Sarah: At the time it was a bit scary, but it was also fun, and I learnt a lot. I sent off my CV and cover letter, then I had an informal video interview where we chatted about me and my experience. From there I was invited on site for a day where we got to see the studio and I did a more technical interview. Everyone was lovely and helped me get over my nerves at every stage!
What were your internship highlights?
Sarah: Getting to help hire the new interns! After going through the process, myself, it was awesome to be on the other side of it. My other highlight must be working on the enchanted spyglass for the Sea of Thieves anniversary update, it’s the thing I can point at and say, “I helped make that!”
Lorna: Seeing my name added to the credits for Sea of Thieves! It’s been 2 and half years now and I still don’t consider myself a “real” engineer; it’s very surreal.
What tips would you give to prospective and current interns, to really make the most of an internship?
Lorna: Please don’t work outside of hours and please do ask us questions, no matter how stupid you think they are. I know it’s scary to approach your colleagues, they’re so smart and I felt like I was wasting their time but you never are; please talk to us.
Sarah: Be curious about everything and ask lots of questions. You’re working at a games studio surrounded by industry professionals, make use of that!
Tell us a little bit about the work you’re now doing at Rare, as a full-time employee?
Sarah: I work on our engine team, we handle a lot of central tech work across our 2 projects, Sea of Thieves and Everwild. We’re constantly updating Sea of Thieves and consoles have a limited number of resources so we have a limited amount of memory and processing power we can use. So, we do a lot of optimisation work to make sure we can keep adding new content and that the game will continue to run smoothly. Right now, I’ve been focusing on some animation programming work, investigating ways for us to save memory and continue adding in new animations.
Lorna: I’m currently helping to organise and run the Intern process this year! This is something I’ve been wanting to do since I started, and I wanted to give back to the process that helped change my life. I’ve also been leading my own work instead of simply having tasks handed to me. Generating my own work and managing my overall workload is difficult but a new challenge I’ve not faced before. It can be difficult saying no to work but knowing your limits and managing your time is really important.
What do you think are some of the myths that surround the world of games programming?
Lorna: You need to be a hacker/genius/programmer since you were 5 to become a games programmer; That’s not the case at all! You can do it at any time.
Sarah: That programming in general is super hard and you must be some sort of genius to do it. It’s not true! It can be challenging but I do believe anyone can learn to code. You can get game engines like Unity and Unreal for free, there are loads of resources to learn from and Unreal even has a visual scripting language which can be a less daunting way of learning some of the basic principles. After that, it’s just practice!

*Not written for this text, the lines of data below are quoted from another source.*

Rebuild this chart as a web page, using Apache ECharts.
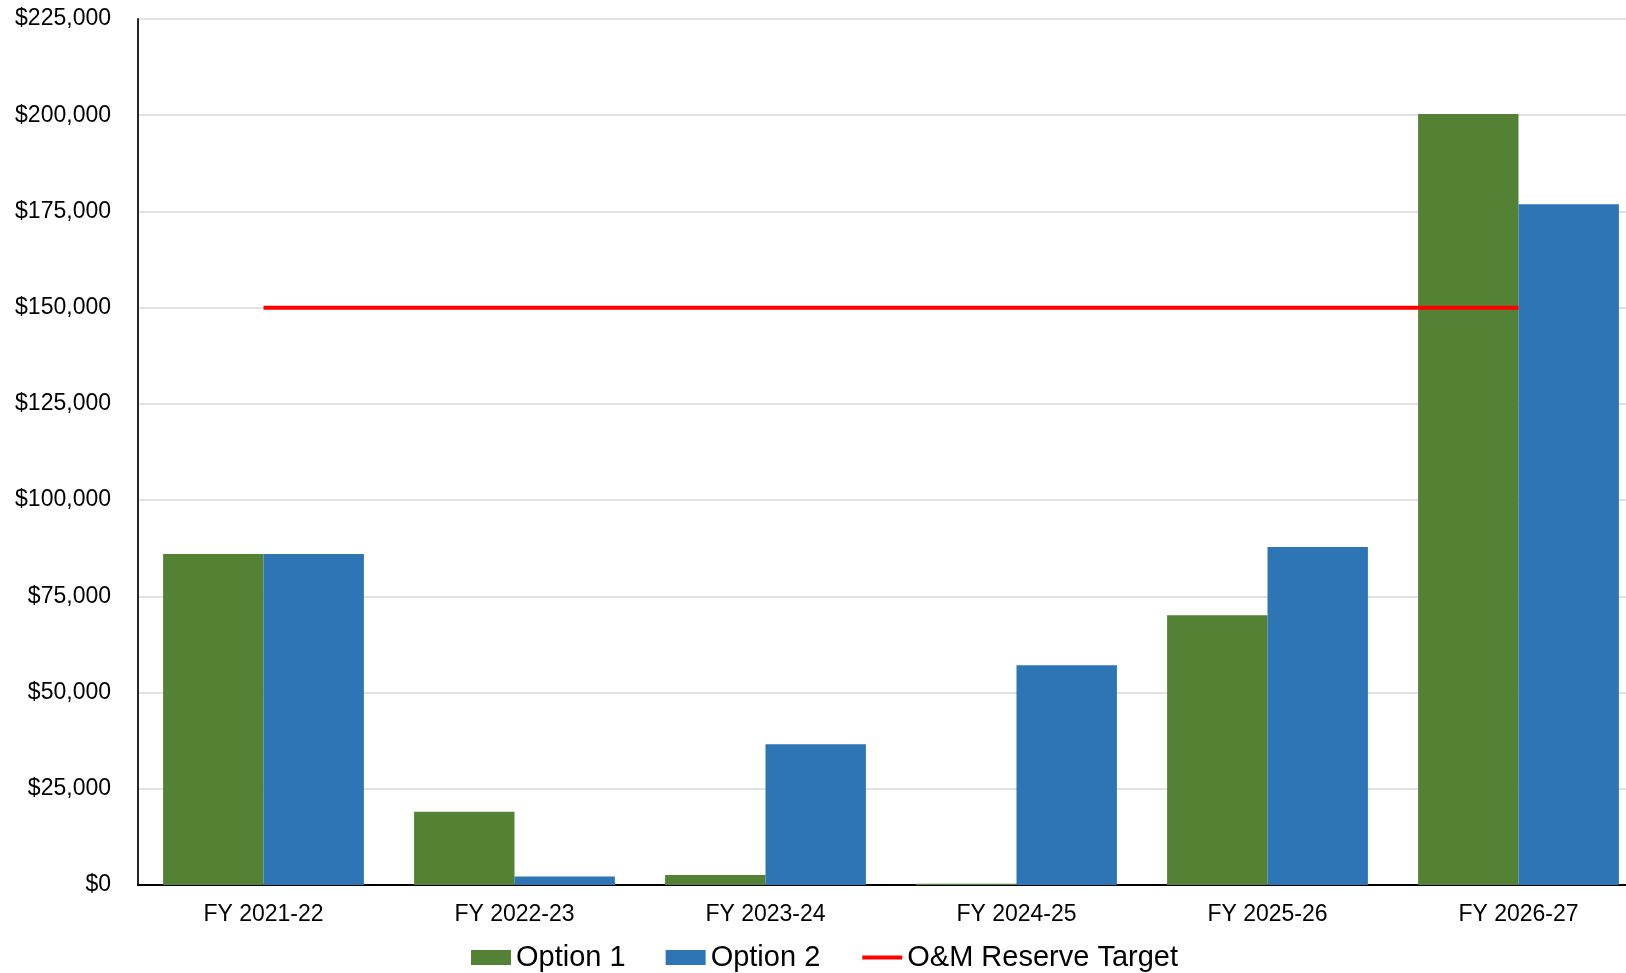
<!DOCTYPE html>
<html>
<head>
<meta charset="utf-8">
<script src="https://cdn.jsdelivr.net/npm/echarts@6/dist/echarts.min.js"></script>
<style>
  html, body { margin: 0; padding: 0; background: #ffffff; overflow: hidden; }
  /* the plot runs a little past the right edge of the page */
  #chart { width: 1650px; height: 973px; }
</style>
</head>
<body>
<div id="chart"></div>
<script>
// Fiscal years on the category axis
const fiscalYears = ['FY 2021-22', 'FY 2022-23', 'FY 2023-24', 'FY 2024-25', 'FY 2025-26', 'FY 2026-27'];

// Projected reserve balances for each option
const option1Values = [86000, 19000, 2600, 300, 70100, 200300];
const option2Values = [86000, 2200, 36600, 57100, 87800, 176900];

// Operations & maintenance reserve target
const reserveTarget = [150000, 150000, 150000, 150000, 150000, 150000];

// Value axis range and step
const yMin = 0;
const yMax = 225000;
const yStep = 25000;

const seriesNames = ['Option 1', 'Option 2', 'O&M Reserve Target'];

const fontFamily = '"Liberation Sans", Arial, Helvetica, sans-serif';

const chart = echarts.init(document.getElementById('chart'), null, { renderer: 'canvas' });

chart.setOption({
  animation: false,
  backgroundColor: '#ffffff',
  textStyle: { fontFamily: fontFamily, color: '#000000' },
  grid: {
    left: 138,
    top: 19,
    width: 1506,
    height: 866,
    containLabel: false
  },
  legend: {
    left: 466,
    top: 938,
    itemWidth: 40,
    itemHeight: 15,
    itemGap: 40,
    textStyle: { fontSize: 29, color: '#000000', fontFamily: fontFamily },
    data: [
      { name: seriesNames[0], icon: 'rect' },
      { name: seriesNames[1], icon: 'rect' },
      { name: seriesNames[2], itemStyle: { opacity: 0 }, lineStyle: { width: 4, color: '#ff0000' } }
    ]
  },
  xAxis: {
    type: 'category',
    data: fiscalYears,
    boundaryGap: true,
    axisLine: { show: true, lineStyle: { color: '#000000', width: 2 } },
    axisTick: { show: false },
    axisLabel: {
      fontSize: 23,
      color: '#000000',
      margin: 18,
      fontFamily: fontFamily
    },
    splitLine: { show: false }
  },
  yAxis: {
    type: 'value',
    min: yMin,
    max: yMax,
    interval: yStep,
    axisLine: { show: true, lineStyle: { color: '#262626', width: 2 } },
    axisTick: { show: false },
    axisLabel: {
      fontSize: 23,
      color: '#000000',
      margin: 27,
      padding: [4, 0, 0, 0],
      fontFamily: fontFamily,
      formatter: function (v) {
        return '$' + v.toLocaleString('en-US');
      }
    },
    splitLine: { show: true, lineStyle: { color: '#d9d9d9', width: 1.5 } }
  },
  series: [
    {
      name: seriesNames[0],
      type: 'bar',
      data: option1Values,
      barGap: '0%',
      barCategoryGap: '20%',
      itemStyle: { color: '#548235' }
    },
    {
      name: seriesNames[1],
      type: 'bar',
      data: option2Values,
      barGap: '0%',
      barCategoryGap: '20%',
      itemStyle: { color: '#2e75b6' }
    },
    {
      name: seriesNames[2],
      type: 'line',
      data: reserveTarget,
      symbol: 'none',
      z: 5,
      lineStyle: { color: '#ff0000', width: 4 },
      itemStyle: { color: '#ff0000' }
    }
  ]
});
</script>
</body>
</html>
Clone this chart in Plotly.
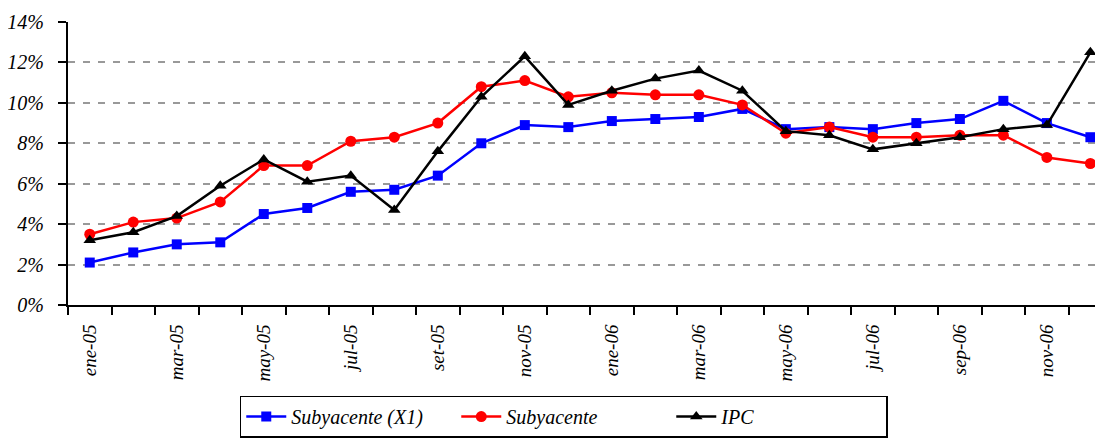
import plotly.graph_objects as go

# Monthly inflation series, ene-05 .. dic-06 (%)
months = ["ene-05", "feb-05", "mar-05", "abr-05", "may-05", "jun-05",
          "jul-05", "ago-05", "set-05", "oct-05", "nov-05", "dic-05",
          "ene-06", "feb-06", "mar-06", "abr-06", "may-06", "jun-06",
          "jul-06", "ago-06", "sep-06", "oct-06", "nov-06", "dic-06"]

subyacente_x1 = [2.1, 2.6, 3.0, 3.1, 4.5, 4.8, 5.6, 5.7, 6.4, 8.0, 8.9, 8.8,
                 9.1, 9.2, 9.3, 9.7, 8.7, 8.8, 8.7, 9.0, 9.2, 10.1, 9.0, 8.3]
subyacente = [3.5, 4.1, 4.3, 5.1, 6.9, 6.9, 8.1, 8.3, 9.0, 10.8, 11.1, 10.3,
              10.5, 10.4, 10.4, 9.9, 8.5, 8.8, 8.3, 8.3, 8.4, 8.4, 7.3, 7.0]
ipc = [3.2, 3.6, 4.4, 5.9, 7.2, 6.1, 6.4, 4.7, 7.6, 10.3, 12.3, 9.9,
       10.6, 11.2, 11.6, 10.6, 8.6, 8.4, 7.7, 8.0, 8.3, 8.7, 8.9, 12.5]

label_idx = list(range(0, len(months), 2))
label_text = [months[i] for i in label_idx]

FONT = "Liberation Serif"
x = list(range(len(months)))

fig = go.Figure()

series = [
    ("Subyacente (X1)", subyacente_x1, "#0000ff", "square", 10),
    ("Subyacente", subyacente, "#ff0000", "circle", 11),
    ("IPC", ipc, "#000000", "triangle-up", 11),
]
for name, vals, color, symbol, size in series:
    fig.add_trace(go.Scatter(
        x=x, y=vals, name=name, mode="lines+markers",
        line=dict(color=color, width=2.5),
        marker=dict(symbol=symbol, size=size, color=color),
    ))

# the page body has an 8px margin, so the figure is offset by 8px
fig.update_layout(
    width=1095, height=430,
    margin=dict(l=60, r=0, t=14, b=130),
    plot_bgcolor="white", paper_bgcolor="white",
    font=dict(family=FONT, size=19, color="black", style="italic"),
    showlegend=True,
    legend=dict(
        orientation="h", x=0.479, xanchor="center", y=-0.32, yanchor="top",
        bordercolor="black", borderwidth=1.5,
        font=dict(family=FONT, size=20, style="italic"),
        entrywidth=160, itemwidth=40,
    ),
)

fig.update_xaxes(
    range=[-0.5, 23.29], automargin=False,
    tickmode="array", tickvals=label_idx, ticktext=label_text,
    tickangle=-90, ticks="", showgrid=False, zeroline=False,
    ticklabelstandoff=10,
    showline=True, linecolor="black", linewidth=2,
    minor=dict(ticks="outside", tick0=0.5, dtick=1, ticklen=8,
               tickwidth=2, tickcolor="black", showgrid=False),
)
fig.update_yaxes(
    range=[0, 14], dtick=2, ticksuffix="%", automargin=False,
    tickfont=dict(size=20),
    ticks="outside", ticklen=8, tickwidth=2, tickcolor="black",
    showline=True, linecolor="black", linewidth=2,
    showgrid=True, gridcolor="#999999", gridwidth=2, griddash="7px,8px",
    zeroline=False, ticklabelstandoff=10,
)

fig.write_html("out.html")
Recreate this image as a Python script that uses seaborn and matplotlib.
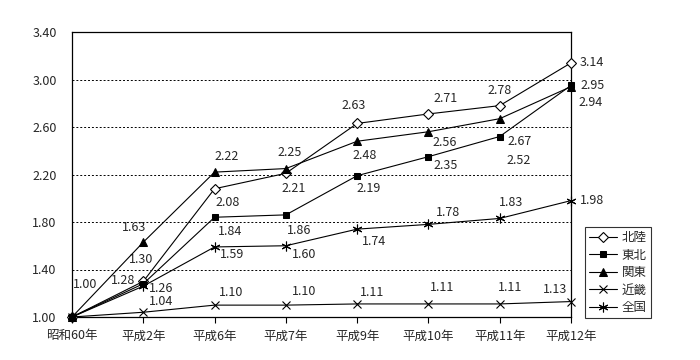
import numpy as np
import pandas as pd
import matplotlib
matplotlib.use("Agg")
import matplotlib.pyplot as plt
import seaborn as sns

# 年次
nendo = ['昭和60年', '平成2年', '平成6年', '平成7年', '平成9年', '平成10年', '平成11年', '平成12年']

# 地域別の指数（昭和60年=1.00）
hokuriku = [1.00, 1.30, 2.08, 2.21, 2.63, 2.71, 2.78, 3.14]
tohoku = [1.00, 1.28, 1.84, 1.86, 2.19, 2.35, 2.52, 2.95]
kanto = [1.00, 1.63, 2.22, 2.25, 2.48, 2.56, 2.67, 2.94]
kinki = [1.00, 1.04, 1.10, 1.10, 1.11, 1.11, 1.11, 1.13]
zenkoku = [1.00, 1.26, 1.59, 1.60, 1.74, 1.78, 1.83, 1.98]

chiiki = ['北陸', '東北', '関東', '近畿', '全国']
valeurs = [hokuriku, tohoku, kanto, kinki, zenkoku]

# マーカーの形
styles = {
    '北陸': dict(marker='D', ms=5.5, mfc='white', mec='black', mew=0.8),
    '東北': dict(marker='s', ms=5, mfc='black', mec='black'),
    '関東': dict(marker='^', ms=6, mfc='black', mec='black'),
    '近畿': dict(marker='x', ms=6, mec='black', mew=0.8),
    '全国': dict(marker=(6, 2, 0), ms=7, mec='black', mew=0.8),
}

# ラベルの位置（ピクセル単位のずれ、None = ラベルなし）
decalages = {
    '北陸': [(13, 32), (-2, 22), (13, -14), (8, -15), (-3, 18), (17, 15), (0, 15), (21, 0)],
    '東北': [None, (-20, 3), (16, -14), (13, -16), (11, -13), (17, -9), (19, -24), (22, 0)],
    '関東': [None, (-9, 15), (12, 16), (4, 16), (8, -14), (16, -11), (20, -23), (20, -16)],
    '近畿': [None, (18, 11), (17, 13), (18, 14), (15, 11), (14, 16), (10, 16), (-16, 12)],
    '全国': [None, (18, -2), (17, -8), (18, -9), (17, -12), (20, 12), (11, 16), (21, 0)],
}

sns.set_style('white')
plt.rcParams['font.family'] = ['Noto Sans CJK JP', 'DejaVu Sans']
taille = 9

fig = plt.figure(figsize=(7, 3.6), dpi=100)
ax = fig.add_axes([72 / 700, 1 - 317 / 360, (571 - 72) / 700, (317 - 32) / 360])

x = np.arange(len(nendo))
handles = []
for nom, v in zip(chiiki, valeurs):
    df = pd.DataFrame({'x': x, 'y': v})
    sns.lineplot(data=df, x='x', y='y', ax=ax, color='black', linewidth=0.8,
                 **styles[nom], clip_on=False, zorder=3)
    handles.append(ax.lines[-1])
    for xi, yi, d in zip(x, v, decalages[nom]):
        if d is None:
            continue
        ax.annotate(f'{yi:.2f}', (xi, yi), xytext=d, textcoords='offset pixels',
                    ha='center', va='center', fontsize=taille)

ax.set_xlim(0, 7)
ax.set_ylim(1.0, 3.4)
ax.set_xticks(x)
ax.set_xticklabels(nendo, fontsize=taille)
ax.set_yticks(np.arange(1.0, 3.41, 0.4))
ax.set_yticklabels([f'{t:.2f}' for t in np.arange(1.0, 3.41, 0.4)], fontsize=taille)
ax.set_xlabel('')
ax.set_ylabel('')
ax.tick_params(axis='x', length=4, width=0.8, color='black', direction='out', pad=5, bottom=True)
ax.tick_params(axis='y', length=0, pad=11)

for t in np.arange(1.4, 3.01, 0.4):
    ax.axhline(t, color='black', linestyle=(0, (2, 2)), linewidth=0.7, zorder=1)

for s in ax.spines.values():
    s.set_color('black')
    s.set_linewidth(0.9)

leg = ax.legend(handles, chiiki, loc='upper left', bbox_to_anchor=(585 / 700, 1 - 227 / 360),
                bbox_transform=fig.transFigure, fontsize=taille, frameon=True, fancybox=False,
                edgecolor='black', handlelength=2.2, handletextpad=0.4, borderpad=0.35,
                labelspacing=0.35, borderaxespad=0)
leg.get_frame().set_linewidth(0.8)

fig.savefig('out.png', dpi=100)
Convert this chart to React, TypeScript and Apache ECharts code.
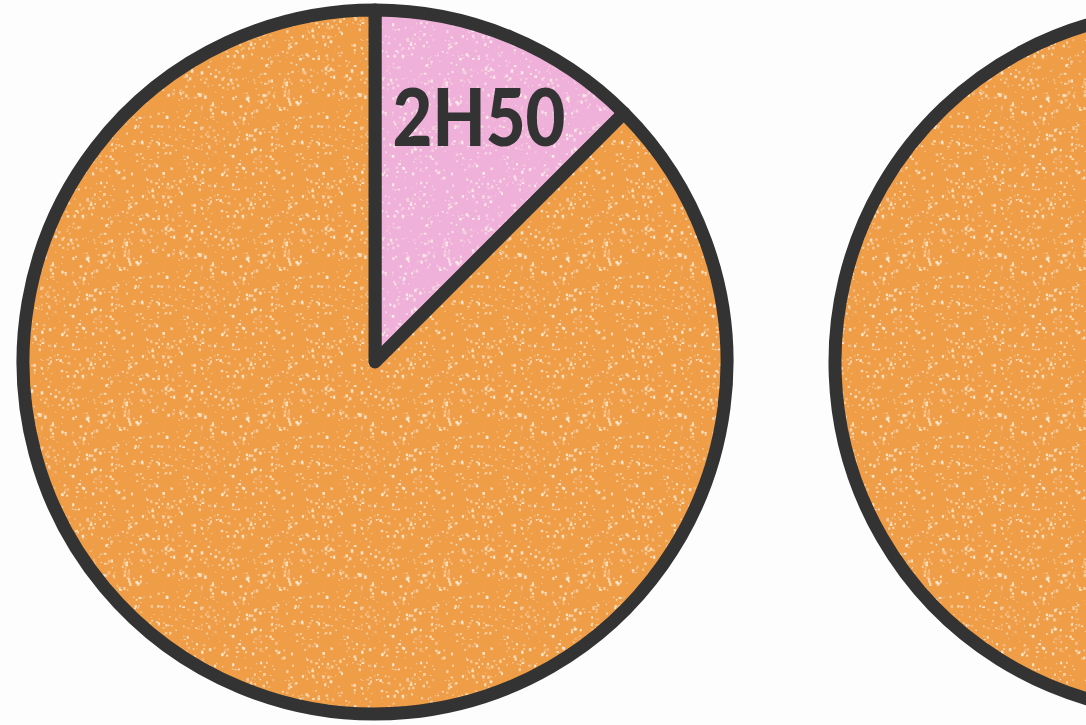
import React, { useEffect, useRef } from "react";
import * as echarts from "echarts";

const leftNames = ["2H50", "reste"];
const leftShares = [12.5, 87.5];
const rightNames = ["reste"];
const rightShares = [100];
const sliceColors = ["#efb0d9", "#ef9d47"];

function speckle(base: string): HTMLCanvasElement {
  const c = document.createElement("canvas");
  c.width = 160;
  c.height = 160;
  const ctx = c.getContext("2d")!;
  ctx.fillStyle = base;
  ctx.fillRect(0, 0, 160, 160);
  let s = 12345;
  const rnd = () => {
    s = (s * 16807) % 2147483647;
    return s / 2147483647;
  };
  for (let i = 0; i < 700; i++) {
    const a = 0.25 + rnd() * 0.6;
    ctx.fillStyle = `rgba(255,248,235,${a})`;
    const w = 0.8 + rnd() * 2;
    ctx.fillRect(rnd() * 160, rnd() * 160, w, w * (0.6 + rnd() * 0.8));
  }
  return c;
}

export default function App() {
  const ref = useRef<HTMLDivElement>(null);
  useEffect(() => {
    document.body.style.margin = "0";
    document.body.style.background = "#fdfdfd";
    const chart = echarts.init(ref.current!, null, { renderer: "svg" });
    const pink = { image: speckle(sliceColors[0]), repeat: "repeat" };
    const orange = { image: speckle(sliceColors[1]), repeat: "repeat" };
    const border = { borderColor: "#333333", borderWidth: 13, borderJoin: "round" };
    chart.setOption({
      animation: false,
      backgroundColor: "#fdfdfd",
      series: [
        {
          type: "pie",
          center: [375, 362],
          radius: 352,
          startAngle: 90,
          clockwise: true,
          silent: true,
          label: { show: false },
          labelLine: { show: false },
          data: leftNames.map((n, i) => ({
            name: n,
            value: leftShares[i],
            itemStyle: { color: i === 0 ? pink : orange, ...border },
          })),
        },
        {
          type: "pie",
          center: [1186, 362],
          radius: 351,
          startAngle: 90,
          silent: true,
          label: { show: false },
          labelLine: { show: false },
          data: rightNames.map((n, i) => ({
            name: n,
            value: rightShares[i],
            itemStyle: { color: orange, ...border },
          })),
        },
      ],
      graphic: [
        {
          type: "text",
          x: 479,
          y: 115,
          z: 100,
          scaleX: 0.86,
          style: {
            text: leftNames[0],
            fill: "#333333",
            fontSize: 80,
            fontWeight: 900,
            fontFamily: "Lato",
            align: "center",
            verticalAlign: "middle",
          },
        },
      ],
    });
    return () => chart.dispose();
  }, []);
  return <div ref={ref} style={{ width: 1086, height: 725 }} />;
}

How do you think we can get more women into the world of tech?
Lorna: Let them know earlier on in life that it’s a valid career choice and something you CAN do. I wish in primary school we had programming lessons. I think then I would’ve made the connection between my love for video games and making my own games.
Sarah: I think role models are important. Showing women, especially young women that there are awesome women who already work in tech and there are lots of different jobs they could do. I think organisations like SheCanCode are great for this! Also, I think we need to provide more young women with the opportunity to just have a go at things like coding. Whether that’s through classes, weekend events, or summer schools.
Getting them involved will help them see that they can do it, it can be fun, and they can make awesome things!